The question is no longer whether to uncover the panoptic regime. The prison has moved its walls inside the Self. That’s the move from Michel Foucault’s centralized and institutionalized disciplinary society to Gilles Deleuze’s societies of control. The Deleuzian call for “new weapons” against societies of control has been a never-ending source of inspiration for artists, designers, and activists alike. Speculative aesthetic art practices have problematized the loss of privacy from different perspectives. Some mock the culture of paranoia; others soak it up. Some seek to undermine monitoring technologies by way of camouflage, invisibility; others seek to materialize the alleged immateriality of surveillance technologies by way of visualizations and calls for hyper-transparency, provoking the visual regime. Yet others try to disrupt the calculative mechanisms of specific software, or warn us of an encroaching bleak future if things do not radically change.
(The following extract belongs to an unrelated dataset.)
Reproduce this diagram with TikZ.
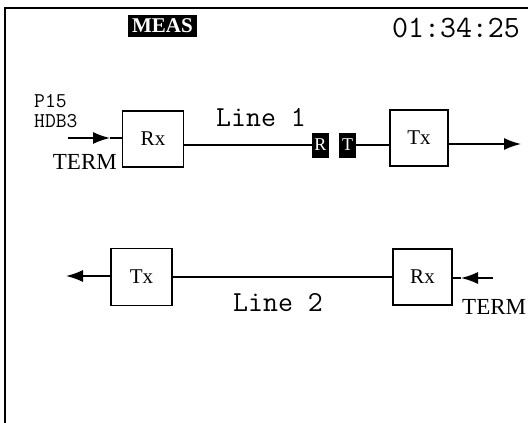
\documentclass[tikz,border=0pt]{standalone}
\usepackage{fontspec}
\setmainfont{Liberation Serif}
\usetikzlibrary{arrows.meta}
\begin{document}
\begin{tikzpicture}[x=1pt, y=-1pt, box_style/.style={draw=black, line width=1.6pt, minimum width=60pt, minimum height=56pt, inner sep=0pt, font=\fontsize{21}{21}\selectfont}, tag_style/.style={fill=black, text=white, minimum width=17pt, minimum height=25pt, inner sep=0pt, font=\fontsize{18}{18}\selectfont}, mono_style/.style={inner sep=0pt, font=\ttfamily\fontsize{29}{29}\selectfont}, term_style/.style={inner sep=0pt, font=\fontsize{23}{23}\selectfont}, edge_style/.style={draw=black, line width=1.5pt}, arrow_style/.style={draw=black, line width=1.5pt, -{Latex[length=17pt,width=12pt]}}]
      \useasboundingbox (0,0) rectangle (528,423);
      % frame
      \draw[line width=1.4pt] (5,423) -- (5,8) -- (528,8);
      \draw
        (162.5,26) node[fill=black, text=white, minimum width=69pt, minimum height=22pt, inner sep=0pt, font=\bfseries\fontsize{21}{21}\selectfont] (meas){MEAS}
        (456,28) node[mono_style, font=\ttfamily\fontsize{31}{31}\selectfont] (clock){01:34:25}
        (34,101) node[anchor=west, inner sep=0pt, font=\ttfamily\fontsize{21}{21}\selectfont] (p15){P15}
        (34,121) node[anchor=west, inner sep=0pt, font=\ttfamily\fontsize{21}{21}\selectfont] (hdb3){HDB3}
        (117,162) node[term_style, anchor=east] (term1){TERM}
        (261,118) node[mono_style] (line1){Line 1}
        (153,139) node[box_style, minimum width=61pt] (rx1){Rx}
        (419,138) node[box_style, minimum width=58pt] (tx1){Tx}
        (320.5,145) node[tag_style] (rtag){R}
        (347.5,145) node[tag_style] (ttag){T}
        (141.5,277) node[box_style, minimum width=61pt, minimum height=57pt] (tx2){Tx}
        (422.5,277) node[box_style, minimum width=59pt] (rx2){Rx}
        (462,307) node[term_style, anchor=west] (term2){TERM}
        (278,303) node[mono_style] (line2){Line 2};
      \coordinate (in1) at (68,138);
      \coordinate (in1_tip) at (110,138);
      \coordinate (out1) at (521,144);
      \coordinate (in2) at (493,278);
      \coordinate (in2_tip) at (461,278);
      \coordinate (out2) at (66,276);
      \begin{scope}[-]
        \draw[arrow_style] (in1) -- (in1_tip);
        \draw[edge_style] (in1_tip) -- (rx1.west |- in1_tip);
        \draw[edge_style] (rx1.east |- rtag.west) -- (rtag.west);
        \draw[edge_style] (ttag.east) -- (tx1.west |- ttag.east);
        \draw[arrow_style] (tx1.east |- out1) -- (out1);
        \draw[arrow_style] (in2) -- (in2_tip);
        \draw[edge_style] (in2_tip) -- (rx2.east |- in2_tip);
        \draw[edge_style] (rx2.west) -- (tx2.east);
        \draw[arrow_style] (tx2.west |- out2) -- (out2);
      \end{scope}
    \end{tikzpicture}
\end{document}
Instead of playing into the privacy-surveillance and entrepreneurial capitalist paradigm, we need to decode dissent by multiplying those practices that address the thin line between information and noise. These are practices that engage with the a priori mediated condition of our realities and our inevitable incapability to capture “the real.” Let us instead consider the critical and subversive potential of the unknowns, the mishap, the failure. Embracing failure means “letting go of the idea that you structure your [life] based on entrepreneurial models” of “success or failure” and letting go of the idea that “you should always be investing in yourself, . . . maximize potential—all of these business metaphors that we use to describe our personalities.”(Scott Sandage, The Invention of Failure). We need assemblages of dismantlers that enter control-prisons and shake their foundations. We will be able to enact resistance when we will learn how to fail better and embrace noise, black swans, and uncalculated events. Let’s fall short, divest ourselves of our Selfs, break vows, depart by way of the roof, err, potter around, take detours, reject guilt (which is nothing but a complex form of fear), become intractable. Let us increase our ability to relate affectively and genuinely to other people and things. Let’s waste our time. This is a strategy to live an uncalculated life, to plunge into its depths, to convince ourselves and others that there is an otherwise, and to open all the cell doors to the unpredictable futures that lie outside of data- and app-locked prisons.